>> begin

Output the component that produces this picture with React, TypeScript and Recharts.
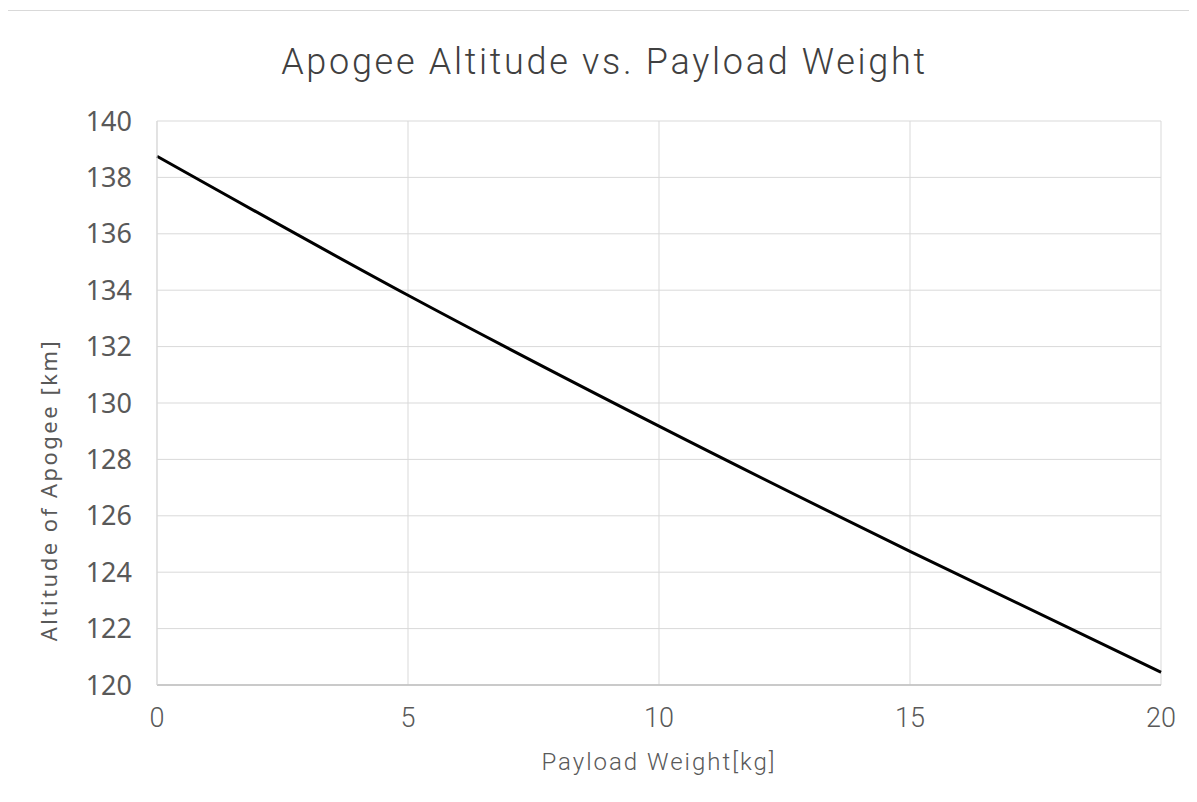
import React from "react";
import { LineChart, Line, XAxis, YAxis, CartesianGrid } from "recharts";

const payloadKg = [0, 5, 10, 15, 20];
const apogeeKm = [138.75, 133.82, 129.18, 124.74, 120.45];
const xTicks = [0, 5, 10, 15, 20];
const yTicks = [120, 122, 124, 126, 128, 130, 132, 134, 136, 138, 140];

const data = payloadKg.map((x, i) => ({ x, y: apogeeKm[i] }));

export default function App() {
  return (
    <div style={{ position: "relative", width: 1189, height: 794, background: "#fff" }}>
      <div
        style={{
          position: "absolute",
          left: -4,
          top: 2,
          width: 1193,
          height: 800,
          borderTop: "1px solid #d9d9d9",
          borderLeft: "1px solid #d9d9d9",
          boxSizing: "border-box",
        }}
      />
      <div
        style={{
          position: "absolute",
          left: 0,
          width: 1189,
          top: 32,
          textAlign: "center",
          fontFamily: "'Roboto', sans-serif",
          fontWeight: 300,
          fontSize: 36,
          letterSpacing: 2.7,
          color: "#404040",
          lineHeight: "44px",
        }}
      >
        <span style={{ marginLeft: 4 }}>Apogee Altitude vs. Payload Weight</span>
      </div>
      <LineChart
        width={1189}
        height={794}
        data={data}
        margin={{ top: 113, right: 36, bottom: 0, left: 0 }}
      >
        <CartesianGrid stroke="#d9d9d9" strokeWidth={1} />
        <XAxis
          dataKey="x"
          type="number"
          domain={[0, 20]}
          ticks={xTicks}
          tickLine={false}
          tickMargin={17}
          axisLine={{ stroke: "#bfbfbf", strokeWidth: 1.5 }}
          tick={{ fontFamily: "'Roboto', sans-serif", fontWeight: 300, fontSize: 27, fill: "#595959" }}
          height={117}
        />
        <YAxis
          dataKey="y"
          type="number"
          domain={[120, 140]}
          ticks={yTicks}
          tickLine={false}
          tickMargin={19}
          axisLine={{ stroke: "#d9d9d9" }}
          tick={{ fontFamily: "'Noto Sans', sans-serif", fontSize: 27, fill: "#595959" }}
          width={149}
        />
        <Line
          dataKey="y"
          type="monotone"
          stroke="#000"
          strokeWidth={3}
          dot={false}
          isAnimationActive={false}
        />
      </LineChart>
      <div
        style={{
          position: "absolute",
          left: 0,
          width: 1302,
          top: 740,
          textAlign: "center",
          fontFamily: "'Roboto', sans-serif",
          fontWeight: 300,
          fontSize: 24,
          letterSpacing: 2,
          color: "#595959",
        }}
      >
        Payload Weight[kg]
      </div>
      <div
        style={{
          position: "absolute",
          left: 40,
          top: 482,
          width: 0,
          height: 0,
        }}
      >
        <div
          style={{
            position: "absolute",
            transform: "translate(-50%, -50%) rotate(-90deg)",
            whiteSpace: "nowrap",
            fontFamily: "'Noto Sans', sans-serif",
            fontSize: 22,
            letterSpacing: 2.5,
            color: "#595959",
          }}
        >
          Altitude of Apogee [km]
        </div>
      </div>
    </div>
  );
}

>> end

PROMPT |
Quote everything in the listing above exactly; pictures are the only thing to omit.

CORRECT RESULT |
Output the component that produces this picture with React, TypeScript and Recharts.
import React from "react";
import { LineChart, Line, XAxis, YAxis, CartesianGrid } from "recharts";

const payloadKg = [0, 5, 10, 15, 20];
const apogeeKm = [138.75, 133.82, 129.18, 124.74, 120.45];
const xTicks = [0, 5, 10, 15, 20];
const yTicks = [120, 122, 124, 126, 128, 130, 132, 134, 136, 138, 140];

const data = payloadKg.map((x, i) => ({ x, y: apogeeKm[i] }));

export default function App() {
  return (
    <div style={{ position: "relative", width: 1189, height: 794, background: "#fff" }}>
      <div
        style={{
          position: "absolute",
          left: -4,
          top: 2,
          width: 1193,
          height: 800,
          borderTop: "1px solid #d9d9d9",
          borderLeft: "1px solid #d9d9d9",
          boxSizing: "border-box",
        }}
      />
      <div
        style={{
          position: "absolute",
          left: 0,
          width: 1189,
          top: 32,
          textAlign: "center",
          fontFamily: "'Roboto', sans-serif",
          fontWeight: 300,
          fontSize: 36,
          letterSpacing: 2.7,
          color: "#404040",
          lineHeight: "44px",
        }}
      >
        <span style={{ marginLeft: 4 }}>Apogee Altitude vs. Payload Weight</span>
      </div>
      <LineChart
        width={1189}
        height={794}
        data={data}
        margin={{ top: 113, right: 36, bottom: 0, left: 0 }}
      >
        <CartesianGrid stroke="#d9d9d9" strokeWidth={1} />
        <XAxis
          dataKey="x"
          type="number"
          domain={[0, 20]}
          ticks={xTicks}
          tickLine={false}
          tickMargin={17}
          axisLine={{ stroke: "#bfbfbf", strokeWidth: 1.5 }}
          tick={{ fontFamily: "'Roboto', sans-serif", fontWeight: 300, fontSize: 27, fill: "#595959" }}
          height={117}
        />
        <YAxis
          dataKey="y"
          type="number"
          domain={[120, 140]}
          ticks={yTicks}
          tickLine={false}
          tickMargin={19}
          axisLine={{ stroke: "#d9d9d9" }}
          tick={{ fontFamily: "'Noto Sans', sans-serif", fontSize: 27, fill: "#595959" }}
          width={149}
        />
        <Line
          dataKey="y"
          type="monotone"
          stroke="#000"
          strokeWidth={3}
          dot={false}
          isAnimationActive={false}
        />
      </LineChart>
      <div
        style={{
          position: "absolute",
          left: 0,
          width: 1302,
          top: 740,
          textAlign: "center",
          fontFamily: "'Roboto', sans-serif",
          fontWeight: 300,
          fontSize: 24,
          letterSpacing: 2,
          color: "#595959",
        }}
      >
        Payload Weight[kg]
      </div>
      <div
        style={{
          position: "absolute",
          left: 40,
          top: 482,
          width: 0,
          height: 0,
        }}
      >
        <div
          style={{
            position: "absolute",
            transform: "translate(-50%, -50%) rotate(-90deg)",
            whiteSpace: "nowrap",
            fontFamily: "'Noto Sans', sans-serif",
            fontSize: 22,
            letterSpacing: 2.5,
            color: "#595959",
          }}
        >
          Altitude of Apogee [km]
        </div>
      </div>
    </div>
  );
}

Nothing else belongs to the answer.